Irmas served on the board of trustees of the Museum of Contemporary Art, Los Angeles (MOCA) from 1992 to 2006. She has served as a life trustee since 2006. She served as Chairperson of the Los Angeles Family Housing Corporation, a non-profit organization which tackles homelessness in Los Angeles.

In September 2015, Irmas auctioned a painting entitled "Untitled, 1968" by Cy Twombly that she owned at Sotheby's and donated half the proceeds (an estimated US$30 million) for the construction of the Audrey Irmas Pavilion, a "55,000-square-foot new events center in Koreatown, just east of the synagogue’s historic 1929 Byzantine-Revival sanctuary." The new addition to the Wilshire Boulevard Temple is designed by Shohei Shigematsu of the Office for Metropolitan Architecture's New York office.

==Political activity==
Irmas has made political contributions to many Democratic politicians, including Nancy Pelosi, Dick Durbin, Michelle Nunn, Tammy Duckworth, Karen Bass, Kay Hagan, Jeanne Shaheen and Henry Waxman.
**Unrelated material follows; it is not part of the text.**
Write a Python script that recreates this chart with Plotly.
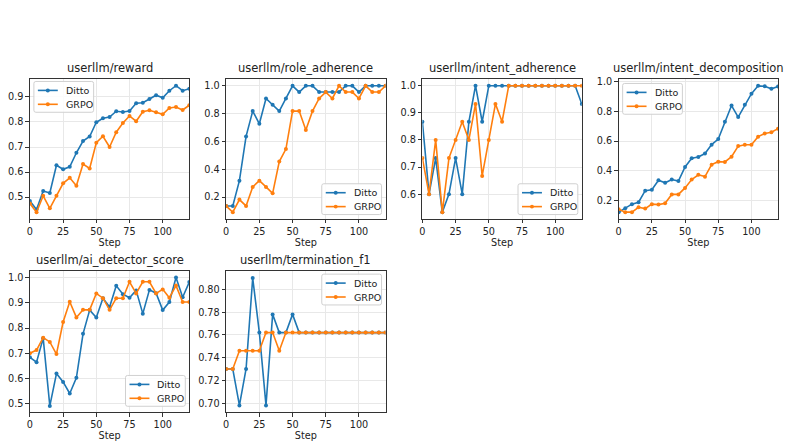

Additionally, she has donated to EMILY's List, an organization that helps elect pro-choice female Democrats.

==Art collection==
Irmas started collecting photographic self-portraits with her husband in the 1970s. In 1992, they donated their collection to the Los Angeles County Museum of Art.

The Audrey and Sydney Irmas Collection made its debut at San Jose Museum of Art. Many exhibitions have been held with their daughter- Debora Irmas- as guest curator

Irmas collects paintings and sculptures. She owns Emeralds (1961) by Roy Lichtenstein. She also owns paintings by Cy Twombly. She owned a triptych by Sigmar Polke and two sculptures by Robert Gover, which she donated to the Museum of Contemporary Art, Los Angeles. She owns additional artwork by sculptor Tony Smith, painters Francis Bacon and Ed Ruscha as well as Mes Voeux by Annette Messager.
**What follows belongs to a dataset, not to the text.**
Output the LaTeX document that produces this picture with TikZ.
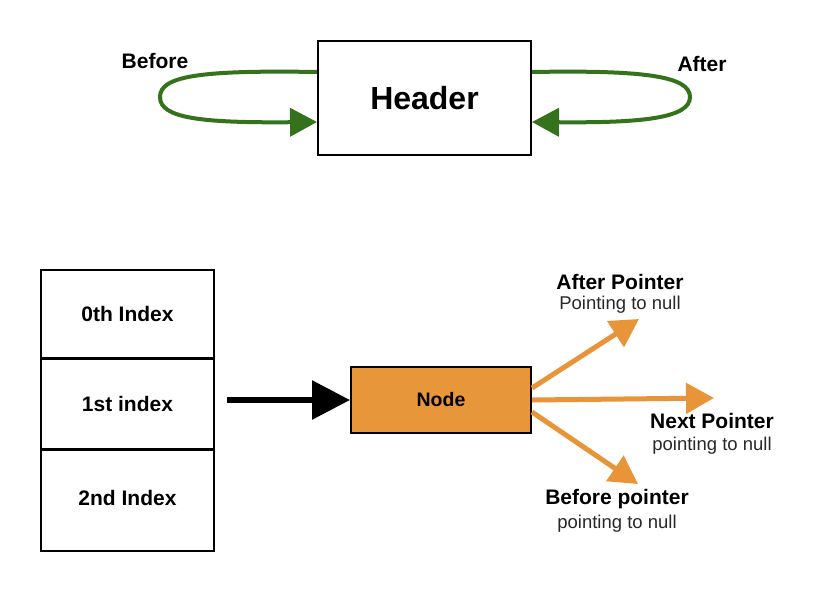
\documentclass[tikz,border=0pt]{standalone}
\usepackage{fontspec}
\setmainfont{Liberation Sans}
\usetikzlibrary{arrows.meta,calc}
\definecolor{grn}{RGB}{52,115,28}
\definecolor{org}{RGB}{232,148,56}
\definecolor{orgfill}{RGB}{232,150,58}
\definecolor{txtgray}{RGB}{40,40,40}
\tikzset{
  box/.style={draw=black, line width=2pt, inner sep=0pt},
  lbl/.style={font=\fontsize{21}{24}\selectfont\bfseries, text=black, inner sep=0pt},
  sub/.style={font=\fontsize{18.5}{21}\selectfont, text=txtgray, inner sep=0pt},
  loop/.style={draw=grn, line width=4pt, -{Triangle[length=27pt,width=28pt]}},
  optr/.style={draw=org, line width=5pt, -{Triangle[length=28pt,width=30pt]}},
}
\begin{document}
\begin{tikzpicture}[x=1pt,y=-1pt]
\useasboundingbox (0,0) rectangle (827,600);
\fill[white] (0,0) rectangle (827,600);
% header
\node[box, minimum width=213pt, minimum height=114pt] (hdr) at (424.5,98) {\fontsize{32}{37}\selectfont\bfseries Header};
\coordinate (bstart) at (hdr.west |- 0,72);
\coordinate (bend) at (hdr.west |- 0,122);
\coordinate (astart) at (hdr.east |- 0,72);
\coordinate (aend) at (hdr.east |- 0,122);
\draw[loop] (bstart) .. controls (200,70) and (160,76) .. (160,97) .. controls (160,118) and (200,123) .. (bend);
\draw[loop] (astart) .. controls (643,70) and (690,76) .. (690,97) .. controls (690,118) and (643,123) .. (aend);
\node[lbl] (before) at (155,61) {Before};
\node[lbl] (after) at (702,64) {After};
% array
\node[box, line width=1.6pt, minimum width=173pt, minimum height=88pt] (i0) at (127.5,314) {};
\node[box, line width=1.6pt, minimum width=173pt, minimum height=89pt, anchor=north] (i1) at (i0.south) {};
\node[box, line width=1.6pt, minimum width=173pt, minimum height=101pt, anchor=north] (i2) at (i1.south) {};
\node[lbl] at (i0) {0th Index};
\node[lbl] at (i1) {1st index};
\node[lbl] at ($(i2.center)+(0,-3)$) {2nd Index};
% node
\node[draw=black, line width=2pt, fill=orgfill, minimum width=180pt, minimum height=66pt, inner sep=0pt] (nd) at (441,400) {\fontsize{19.5}{22}\selectfont\bfseries Node};
\coordinate (astartb) at (227,400);
\draw[line width=6pt, -{Triangle[length=38pt,width=38pt]}] (astartb) -- (nd.west);
% pointers
\coordinate (ptA) at (639,319);
\coordinate (ptN) at (714,398);
\coordinate (ptB) at (638,484);
\draw[optr] ($(nd.east)+(0,-12)$) -- (ptA);
\draw[optr] (nd.east) -- (ptN);
\draw[optr] ($(nd.east)+(0,12)$) -- (ptB);
\node[lbl] (aptr) at (620,282) {After Pointer};
\node[sub] (aptrs) at (620,305) {Pointing to null};
\node[lbl] (nptr) at (712,421) {Next Pointer};
\node[sub] (nptrs) at (712,446) {pointing to null};
\node[lbl] (bptr) at (617,499) {Before pointer};
\node[sub] (bptrs) at (617,524) {pointing to null};
\end{tikzpicture}
\end{document}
Irmas was named one of the largest American art collectors in 2003.

The Audrey Irmas Pavilion- named after the lead donor Audrey Irmas- is located in Los Angeles and serves as a place to hold multiple cultural and religious events.

==Personal life==
Irmas is the widow of Sydney M. Irmas, a philanthropist and art collector. They had two sons, Robert and Matthew, and a daughter, Deborah. They resided in a house designed by architect Timothy Morgan Steele in Holmby Hills, Los Angeles, across the street from The Manor and Holmby Park.

Additionally, Irmas owns an apartment in The Mayfair, a historic luxury building on the Upper East Side in Manhattan, New York City.